Grand Slam singles results
- French Open: 3R (1965)
- Wimbledon: 4R (1951, 1963)
- US Open: 2R (1963)

Doubles

Grand Slam doubles results
- French Open: 3R (1962, 1965)
- Wimbledon: 3R (1954, 1965)

Grand Slam mixed doubles results
- French Open: 2R (1963)
- Wimbledon: 4R (1952, 1955)

= Lorna Cornell =

British tennis player

Lorna Cornell (born 3 January 1933) is a British former tennis player.

Cornell is the daughter of athlete Muriel Gunn-Cornell, who was a world record holder for long jump.

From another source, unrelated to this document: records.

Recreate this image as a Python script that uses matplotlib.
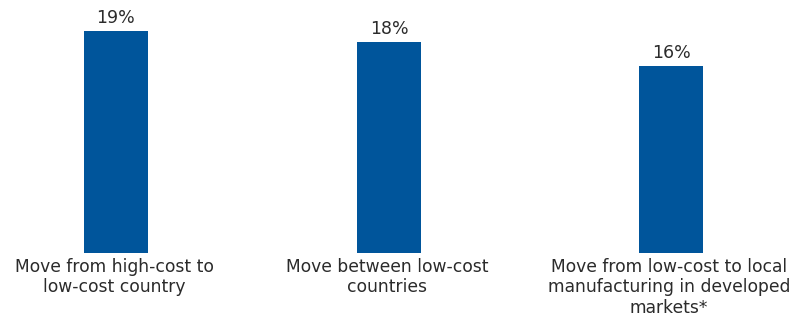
import matplotlib
matplotlib.use("Agg")
import matplotlib.pyplot as plt

categories = ["Move from high-cost to\nlow-cost country",
              "Move between low-cost\ncountries",
              "Move from low-cost to local\nmanufacturing in developed\nmarkets*"]
values = [19, 18, 16]
value_labels = ["19%", "18%", "16%"]

positions = [0, 0.985, 2]
bar_color = "#00559B"
text_color = "#2b2b2b"

plt.rcParams['font.family'] = ['DejaVu Sans']

fig = plt.figure(figsize=(7.99, 3.2), dpi=100)
ax = fig.add_axes([0, 67.5 / 320, 1, 252.5 / 320])
px_per_unit = 11.68
spacing = 277.5
ax.set_xlim(-116 / spacing, (799 - 116) / spacing)
ax.set_ylim(0, 252.5 / px_per_unit)
ax.bar(positions, values, width=64 / spacing, color=bar_color)
ax.axis("off")

for x, v, lab, cat in zip(positions, values, value_labels, categories):
    ax.annotate(lab, (x, v), xytext=(0, 8), textcoords="offset pixels",
                ha="center", va="baseline", fontsize=12.5, color=text_color)
    ax.annotate(cat, (x, 0), xytext=(-2, -5), textcoords="offset pixels",
                ha="center", va="top", fontsize=12.3, color=text_color,
                linespacing=1.2, annotation_clip=False)

fig.savefig("out.png", dpi=100)
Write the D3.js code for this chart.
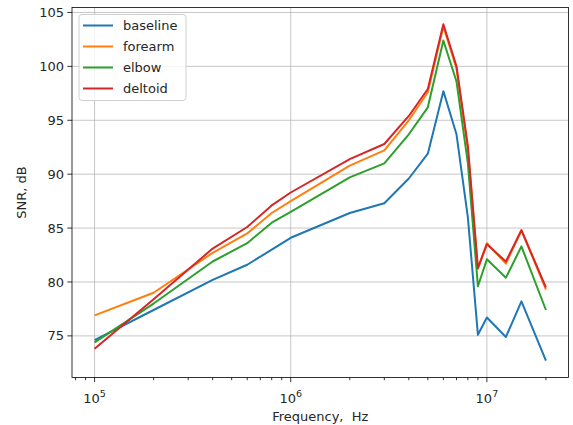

Active in the 1950s and 1960s, Cornell won the Wimbledon junior singles title twice and made regular appearances at the tournaments for two decades. She won the St.George's Hill Open singles title in 1961 and 1964.

Cornell married Australian tennis coach Peter Cawthorn in 1953 but towards the end of her career had remarried and was competing as Lorna Greville-Collins.

Other than tennis, Cornell also excelled in long jump as a junior and was named on the list of "possibles" to represent Great Britain at the 1948 Summer Olympics.